As such, Dentler is proposing to hold the tax rate at its current 18.4 cents per $100 of assessed value level next year, or no less than the equalized tax rate which could be lower while keeping most tax bills level. But he also pleaded with council members to not drastically cut the town’s revenue sources unless it wanted to have a tough conversation about what services should be dropped or cut significantly, or whether taxes would need to be raised. It’s imperative that tax rates remain stable through fiscal year 2024 to stick to the town’s Long Term Sustainability Plan, he said.
But a shift to growth management mode is needed, with the population surge and overall town growth expected in the coming years. Along with that, the council and Dentler will need to find ways to fund some capital projects to keep up with that growth. Perhaps the biggest project of note is the expansion to the town’s police department headquarters on Plaza Street, a project that is currently unfunded with no construction date. The 20-year-old building houses double the number of staff members it did during its opening in 1997, and Dentler said he expects Police Chief Gregory Brown will need to add more officers in the coming years to keep up with population growth.
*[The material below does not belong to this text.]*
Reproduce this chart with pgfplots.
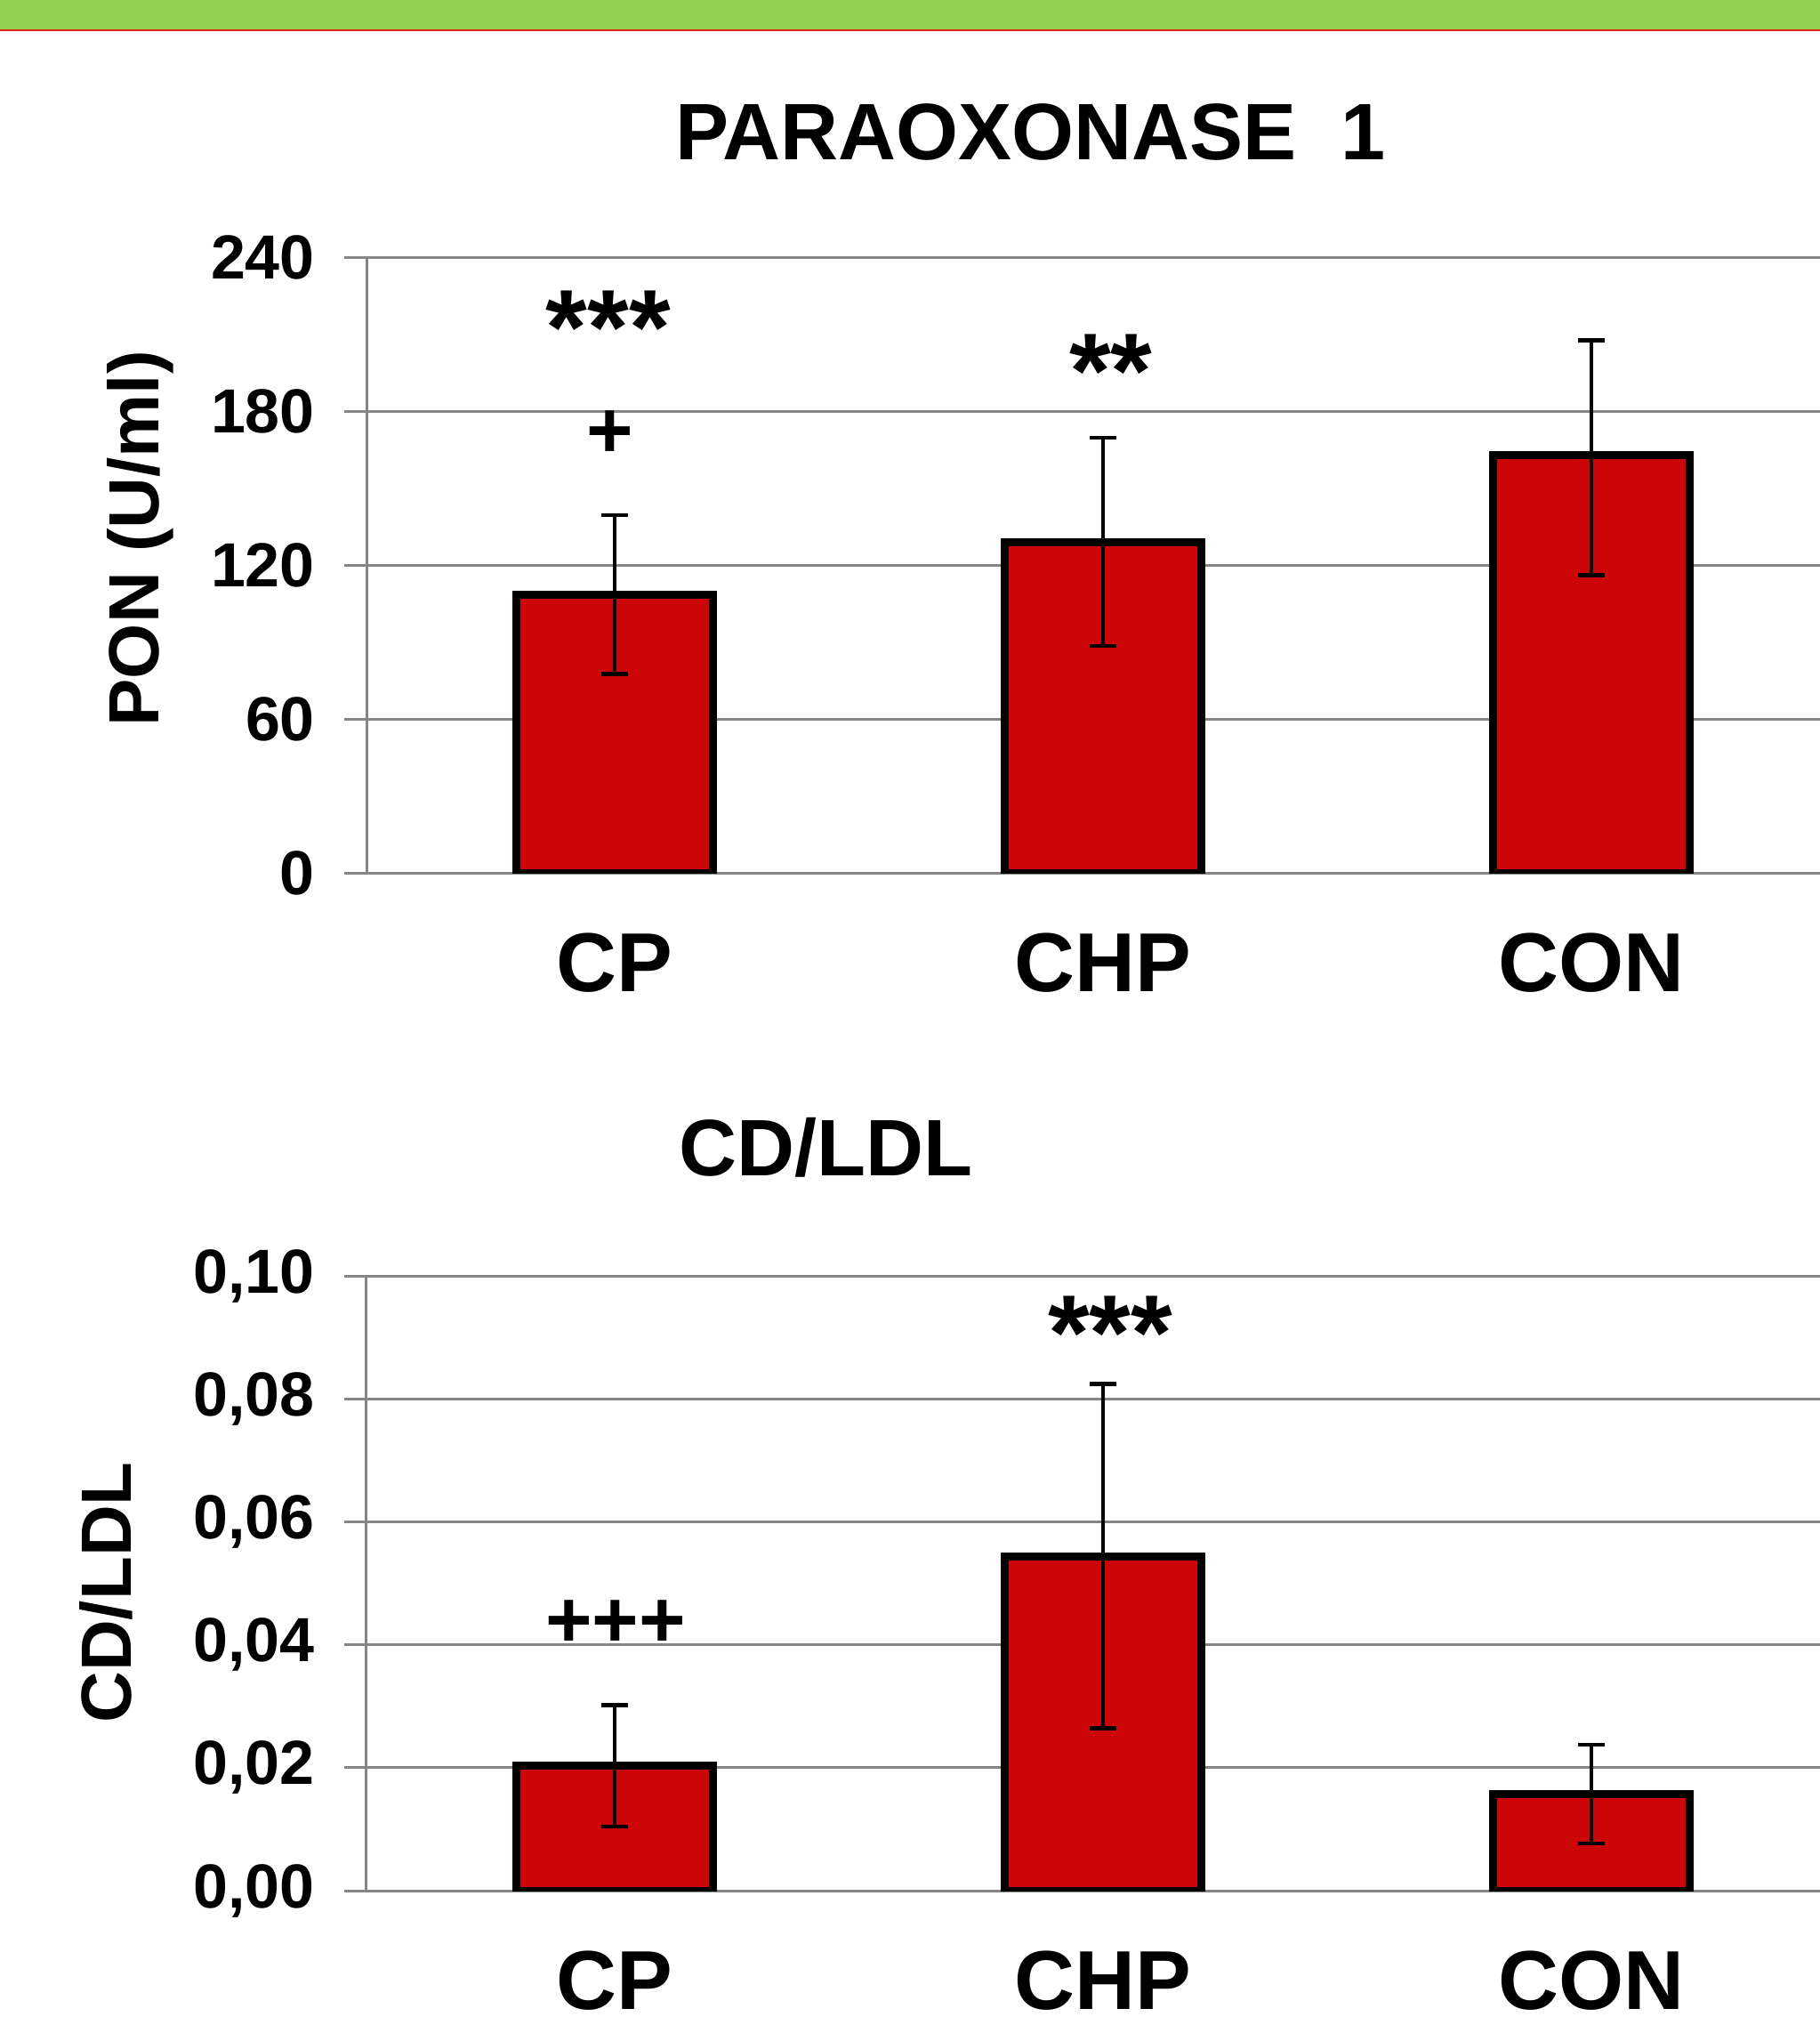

“We need to get that into the six-year [capital] plan,” Dentler said.
Other new or unfunded construction projects that expect to be addressed during the next year’s budget deliberations are: the refurbishment of the Town Shop across from the Lowe’s Home Improvement store; the construction of more corporate hangars at the Leesburg Executive Airport; storm drainage improvements concern on Liberty Street between Loudoun and Market streets; and streetlight improvements along Royal and Liberty streets.
On the utilities side, Dentler happily reported that the Utility Fund’s revenues continue to meet or exceed projections. A new rate study is expected to commence in the spring, with new adopted rates to be effective come July 1, 2019.